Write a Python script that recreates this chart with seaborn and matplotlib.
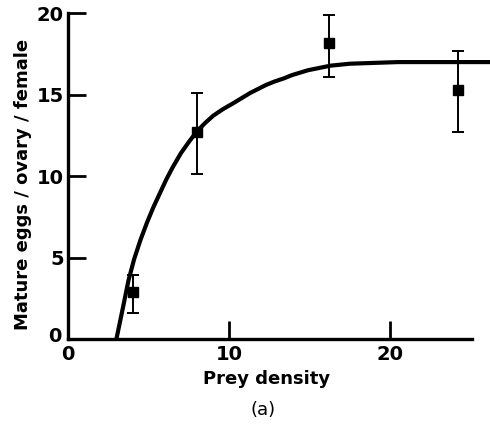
import matplotlib
matplotlib.use("Agg")
import matplotlib.pyplot as plt
import seaborn as sns
import pandas as pd
from matplotlib.transforms import ScaledTranslation

# observed means with error bars
prey = [4.0, 8.0, 16.2, 24.2]
eggs = [2.9, 12.7, 18.2, 15.3]
err_low = [1.6, 10.1, 16.1, 12.7]
err_high = [3.9, 15.1, 19.9, 17.7]

# fitted curve
curve_x = [3.0, 3.4, 3.75, 4.1, 4.5, 4.9, 5.3, 5.7, 6.1, 6.5, 7.0, 7.5, 8.0, 8.5, 9.0,
           9.6, 10.3, 10.8, 11.3, 11.8, 12.3, 12.8, 13.4, 13.9, 14.4, 14.9, 15.4,
           16.3, 17.5, 19.0, 20.5, 23.0, 26.2]
curve_y = [0.0, 1.9, 3.6, 4.9, 6.1, 7.15, 8.1, 8.95, 9.8, 10.55, 11.4, 12.1, 12.75,
           13.25, 13.7, 14.1, 14.5, 14.8, 15.1, 15.35, 15.6, 15.8, 16.0, 16.2, 16.35,
           16.5, 16.6, 16.78, 16.9, 16.95, 17.0, 17.0, 17.0]

df = pd.DataFrame({"prey": prey, "eggs": eggs})
curve = pd.DataFrame({"x": curve_x, "y": curve_y})

sns.set_style("ticks")
plt.rcParams["font.family"] = ["DejaVu Sans"]
for key in ["text.color", "axes.labelcolor", "xtick.color", "ytick.color", "axes.edgecolor"]:
    plt.rcParams[key] = "black"

fig = plt.figure(figsize=(4.9, 4.29), dpi=100)
ax = fig.add_axes([0.139, 0.2098, 0.861, 0.767])

sns.lineplot(data=curve, x="x", y="y", sort=False, color="black", lw=3.0, ax=ax)

yerr = [[e - lo for e, lo in zip(eggs, err_low)], [hi - e for e, hi in zip(eggs, err_high)]]
ax.errorbar(df["prey"], df["eggs"], yerr=yerr, fmt="s", color="black", ms=7,
            elinewidth=1.4, capsize=4, capthick=1.4, zorder=3)

ax.set_xlim(0, 26.2)
ax.set_ylim(0, 20.2)
ax.set_xticks([0, 10, 20])
ax.set_yticks([0, 5, 10, 15, 20])
ax.tick_params(direction="in", length=13, width=2, labelsize=14)
ax.tick_params(axis="x", pad=4)
ax.tick_params(axis="y", pad=3)
for lab in ax.get_xticklabels() + ax.get_yticklabels():
    lab.set_fontweight("bold")
# lift the y "0" a little so it sits above the x "0", as in the original
ylab0 = ax.get_yticklabels()[0]
ylab0.set_transform(ylab0.get_transform() + ScaledTranslation(-2 / 72, 3 / 72, fig.dpi_scale_trans))

sns.despine(ax=ax)
ax.spines["left"].set_linewidth(2.4)
ax.spines["bottom"].set_linewidth(2.4)
ax.spines["left"].set_bounds(0, 20)
ax.spines["bottom"].set_bounds(0, 25.1)

ax.set_xlabel("Prey density", fontsize=13, fontweight="bold")
ax.set_ylabel("Mature eggs / ovary / female", fontsize=13, fontweight="bold")
ax.xaxis.set_label_coords(0.47, -0.095)
ax.yaxis.set_label_coords(-0.085, 0.47)

fig.text(0.537, 0.045, "(a)", ha="center", va="center", fontsize=13)

fig.savefig("out.png", dpi=100)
- - - - -
Repeat the material above in full and unchanged, minus its images.

Write a Python script that recreates this chart with seaborn and matplotlib.
import matplotlib
matplotlib.use("Agg")
import matplotlib.pyplot as plt
import seaborn as sns
import pandas as pd
from matplotlib.transforms import ScaledTranslation

# observed means with error bars
prey = [4.0, 8.0, 16.2, 24.2]
eggs = [2.9, 12.7, 18.2, 15.3]
err_low = [1.6, 10.1, 16.1, 12.7]
err_high = [3.9, 15.1, 19.9, 17.7]

# fitted curve
curve_x = [3.0, 3.4, 3.75, 4.1, 4.5, 4.9, 5.3, 5.7, 6.1, 6.5, 7.0, 7.5, 8.0, 8.5, 9.0,
           9.6, 10.3, 10.8, 11.3, 11.8, 12.3, 12.8, 13.4, 13.9, 14.4, 14.9, 15.4,
           16.3, 17.5, 19.0, 20.5, 23.0, 26.2]
curve_y = [0.0, 1.9, 3.6, 4.9, 6.1, 7.15, 8.1, 8.95, 9.8, 10.55, 11.4, 12.1, 12.75,
           13.25, 13.7, 14.1, 14.5, 14.8, 15.1, 15.35, 15.6, 15.8, 16.0, 16.2, 16.35,
           16.5, 16.6, 16.78, 16.9, 16.95, 17.0, 17.0, 17.0]

df = pd.DataFrame({"prey": prey, "eggs": eggs})
curve = pd.DataFrame({"x": curve_x, "y": curve_y})

sns.set_style("ticks")
plt.rcParams["font.family"] = ["DejaVu Sans"]
for key in ["text.color", "axes.labelcolor", "xtick.color", "ytick.color", "axes.edgecolor"]:
    plt.rcParams[key] = "black"

fig = plt.figure(figsize=(4.9, 4.29), dpi=100)
ax = fig.add_axes([0.139, 0.2098, 0.861, 0.767])

sns.lineplot(data=curve, x="x", y="y", sort=False, color="black", lw=3.0, ax=ax)

yerr = [[e - lo for e, lo in zip(eggs, err_low)], [hi - e for e, hi in zip(eggs, err_high)]]
ax.errorbar(df["prey"], df["eggs"], yerr=yerr, fmt="s", color="black", ms=7,
            elinewidth=1.4, capsize=4, capthick=1.4, zorder=3)

ax.set_xlim(0, 26.2)
ax.set_ylim(0, 20.2)
ax.set_xticks([0, 10, 20])
ax.set_yticks([0, 5, 10, 15, 20])
ax.tick_params(direction="in", length=13, width=2, labelsize=14)
ax.tick_params(axis="x", pad=4)
ax.tick_params(axis="y", pad=3)
for lab in ax.get_xticklabels() + ax.get_yticklabels():
    lab.set_fontweight("bold")
# lift the y "0" a little so it sits above the x "0", as in the original
ylab0 = ax.get_yticklabels()[0]
ylab0.set_transform(ylab0.get_transform() + ScaledTranslation(-2 / 72, 3 / 72, fig.dpi_scale_trans))

sns.despine(ax=ax)
ax.spines["left"].set_linewidth(2.4)
ax.spines["bottom"].set_linewidth(2.4)
ax.spines["left"].set_bounds(0, 20)
ax.spines["bottom"].set_bounds(0, 25.1)

ax.set_xlabel("Prey density", fontsize=13, fontweight="bold")
ax.set_ylabel("Mature eggs / ovary / female", fontsize=13, fontweight="bold")
ax.xaxis.set_label_coords(0.47, -0.095)
ax.yaxis.set_label_coords(-0.085, 0.47)

fig.text(0.537, 0.045, "(a)", ha="center", va="center", fontsize=13)

fig.savefig("out.png", dpi=100)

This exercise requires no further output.